Bourn could still sign with the Braves if he doesn’t accept the qualifying offer.
Players can file for free agency as soon as the World Series ends. Teams can make qualifying offers for five days after the season. Free agents have an additional seven days to accept or decline that offer.
Other Braves due to become free agents, but who wouldn’t command a qualifying offer are: David Ross, Eric Hinske, Lyle Overbay, Chad Durbin, Peter Moylan, Jeff Baker, Matt Diaz, Reed Johnson, and Miguel Batista.
The Braves have until three days after the World Series to come to a decision on the options for Brian McCann ($12 million), Tim Hudson ($9 million) and Paul Maholm ($6.5 million). I’d be surprised if all three aren’t picked up, but we’ll see how that goes. In case you missed it, here’s DOB’s story on McCann’s shoulder surgery and Mark Bradley’s take on the Braves’ upcoming decision.
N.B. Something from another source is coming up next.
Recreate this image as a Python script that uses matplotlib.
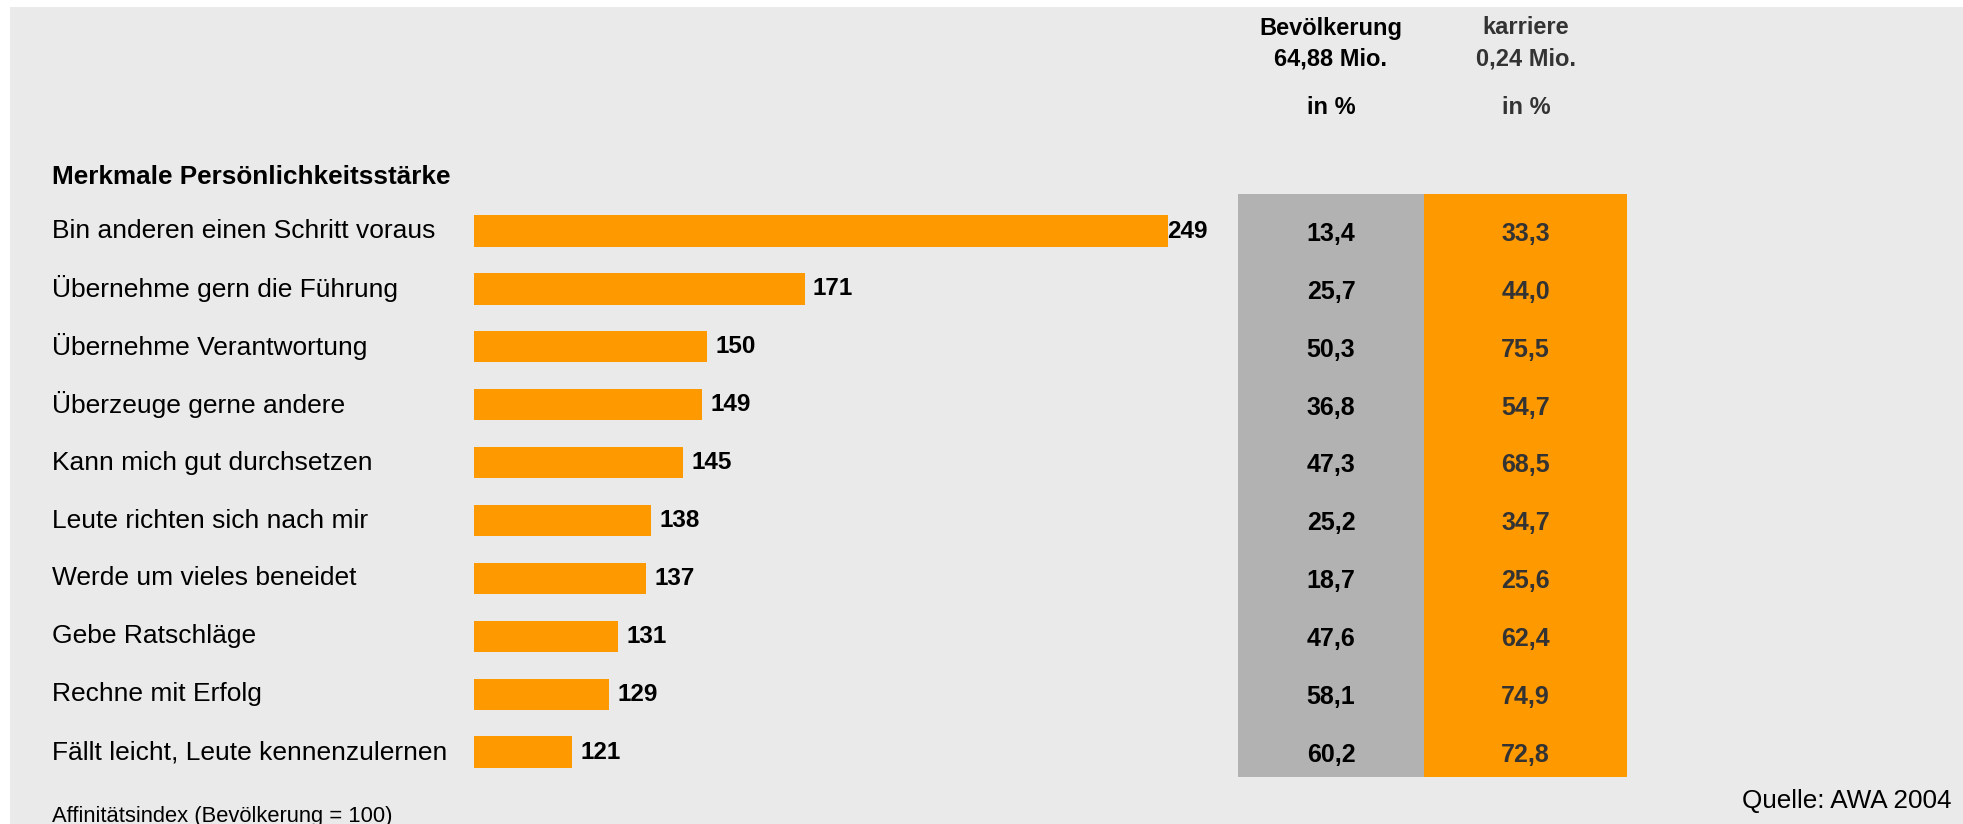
import numpy as np
import matplotlib
matplotlib.use("Agg")
from matplotlib import pyplot as plt
from matplotlib import transforms
from matplotlib.patches import Rectangle

# data
labels = ["Bin anderen einen Schritt voraus", "Übernehme gern die Führung",
          "Übernehme Verantwortung", "Überzeuge gerne andere",
          "Kann mich gut durchsetzen", "Leute richten sich nach mir",
          "Werde um vieles beneidet", "Gebe Ratschläge",
          "Rechne mit Erfolg", "Fällt leicht, Leute kennenzulernen"]
index_values = [249, 171, 150, 149, 145, 138, 137, 131, 129, 121]
pop_share = [13.4, 25.7, 50.3, 36.8, 47.3, 25.2, 18.7, 47.6, 58.1, 60.2]
karriere_share = [33.3, 44.0, 75.5, 54.7, 68.5, 34.7, 25.6, 62.4, 74.9, 72.8]
base = 100

W, H = 1963, 824
BG = "#EAEAEA"
ORANGE = "#FF9900"
GREY = "#B2B2B2"
DARK = "#333333"

plt.rcParams['font.family'] = ['Liberation Sans', 'DejaVu Sans']

fig = plt.figure(figsize=(W / 100, H / 100), dpi=100, facecolor="white")

# grey background panel (thin white strip at top / left)
fig.patches.append(Rectangle((10 / W, 0), 1, 1 - 7 / H, transform=fig.transFigure,
                             facecolor=BG, edgecolor="none", zorder=-5))


def fx(px):
    return px / W


def fy(py):
    return 1 - py / H


# row geometry
row0, row_step = 231, 57.9
top_px, bot_px = 194, 777
ylo = (top_px - row0) / row_step
yhi = (bot_px - row0) / row_step
rows = np.arange(len(labels))

# bar axes (bars start from index 100)
bar_left, bar_right = 474, 1230
px_per_unit = 4.655
ax = fig.add_axes([fx(bar_left), fy(bot_px), fx(bar_right - bar_left), (bot_px - top_px) / H])
ax.set_xlim(base, base + (bar_right - bar_left) / px_per_unit)
ax.set_ylim(yhi, ylo)
ax.axis("off")
vals = np.array(index_values)
ax.barh(rows, vals - base, left=base, height=0.54, color=ORANGE)
for i, v in enumerate(vals):
    off = 0 if i == 0 else 6
    ax.annotate(str(v), (v, i), xytext=(off, 0), textcoords="offset points",
                ha="left", va="center", fontsize=17.5, fontweight="bold", color="black")

# category labels on the left
lab_tr = transforms.blended_transform_factory(fig.transFigure, ax.transData)
for i, lab in enumerate(labels):
    ax.text(fx(52), i, lab, transform=lab_tr, ha="left", va="center",
            fontsize=19, color="black", clip_on=False)
fig.text(fx(52), fy(177), "Merkmale Persönlichkeitsstärke", ha="left", va="center",
         fontsize=18.8, fontweight="bold", color="black")

# table columns
ax_pop = fig.add_axes([fx(1238), fy(bot_px), fx(1424 - 1238), (bot_px - top_px) / H])
ax_kar = fig.add_axes([fx(1424), fy(bot_px), fx(1627 - 1424), (bot_px - top_px) / H])
for a, col, vals_, tc in [(ax_pop, GREY, pop_share, "black"),
                          (ax_kar, ORANGE, karriere_share, DARK)]:
    a.set_facecolor(col)
    a.set_xlim(0, 1)
    a.set_ylim(yhi, ylo)
    a.set_xticks([])
    a.set_yticks([])
    for s in a.spines.values():
        s.set_visible(False)
    for i, v in enumerate(vals_):
        a.text(0.5, i + 0.05, f"{v:.1f}".replace(".", ","), transform=a.get_yaxis_transform(),
               ha="center", va="center", fontsize=18, fontweight="bold", color=tc)

# column headers
for cx, l1, l2, tc in [(1331, "Bevölkerung", "64,88 Mio.", "black"),
                       (1526, "karriere", "0,24 Mio.", DARK)]:
    fig.text(fx(cx), fy(28), l1, ha="center", va="center", fontsize=17, fontweight="bold", color=tc)
    fig.text(fx(cx), fy(59), l2, ha="center", va="center", fontsize=17, fontweight="bold", color=tc)
    fig.text(fx(cx), fy(108), "in %", ha="center", va="center", fontsize=17, fontweight="bold", color=tc)

# footer texts
fig.text(fx(52), fy(822), "Affinitätsindex (Bevölkerung = 100)", ha="left", va="baseline",
         fontsize=15.8, color="black")
fig.text(fx(1951), fy(801), "Quelle: AWA 2004", ha="right", va="center",
         fontsize=18.8, color="black")

fig.savefig("out.png", dpi=100, facecolor=fig.get_facecolor())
Braves players eligible for arbitration this year are Martin Prado, Eric O’Flaherty, Jair Jurrjens (likely to be non-tendered), Tommy Hanson, Kris Medlen, Paul Janish, Jason Heyward, Jonny Venters, and Cristhian Martinez.
The Braves have about two dozen players playing winter ball in Latin America and in the Arizona Fall League – players like Evan Gattis, who are trying to make up for time they lost during the season because of injuries. It looks like the power-hitting catcher/left fielder and Fredi Gonzalez favorite is making the most of his time in Venezuela.
Gattis, who missed six weeks of his Double-A season with strained ligaments in his left wrist, got off to a hot start with the club in Zulia, Venezuela.
He opened winter ball with a six-game hitting streak, while batting 9-for-23 (.391) with four doubles, a home run and eight RBIs over that stretch. It looks like the pitchers caught on a little bit after that – he was 2-for-14 in his next four games – but Gattis was still hitting .297 (11-for-37) in his first 10 games through Sunday.
Gattis probably doesn’t figure into the Braves immediate plans, but he should get his second straight invitation to big league camp in spring training, and if keeps doing what he’s doing, who knows? He could give the Braves a power-hitting right-handed bat they’ve needed.
Before Gattis’ injury last year, he had hit .336 with 12 doubles, 13 home runs and 43 RBIs in 140 at-bats between high A Lynchburg and Double-A Mississippi. He hit 22 home runs in 88 games a year ago in Class A Rome.